Certain-e-s en profitent pour faire un brin d’éducation civique aux enfants. D’autres pour sortir la mamie. Ou échanger brièvement avec des voisins qu’ils soupçonnent de soutenir le camp adverse.

Mais les plus intéressants parmi les électeurs, ce sont les électrices. En féministe obstinée, je me suis appliquée, pendant les heures où j’ai tenu le bureau de vote, à appeler chacune par « son nom », dit de jeune fille, suivi de ses prénoms, un point c’est tout.

A toutes celles, nombreuses, qui s’étonnaient de cet état-civil tronqué, j’ai expliqué que leur nom de jeune fille était en fait leur seule vraie identité permanente.

Beaucoup se sont extasiées d’être ainsi appelées d’un nom qu’elles avaient presque oublié : le temps d’un instant, elles retrouvaient leur jeunesse, peut-être même leur liberté. D’autres, perplexes, me demandaient comment signer.

L’une d’entre elles a même espéré en chuchotant pouvoir cacher ce petit plaisir volé à son mari, occupé plus loin à pontifier.

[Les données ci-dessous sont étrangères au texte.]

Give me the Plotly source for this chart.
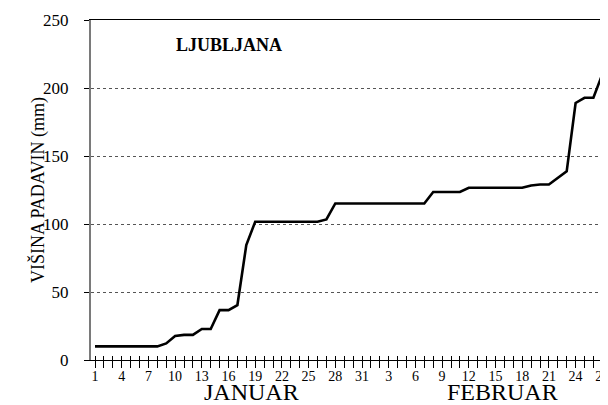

Le bureau de vote : lieu improbable du plaisir d’un instant, et d’une prise de conscience.

Mon co-assesseur – très conservateur – a tenté de m’obliger à énoncer l’état-civil « complet » des « dames » avant de les autoriser à glisser le bulletin dans l’urne. Ma détermination militante a eu raison de son calme poli…

Mais immanquablement, à cours d’argument, il m’a qualifiée d’hystérique.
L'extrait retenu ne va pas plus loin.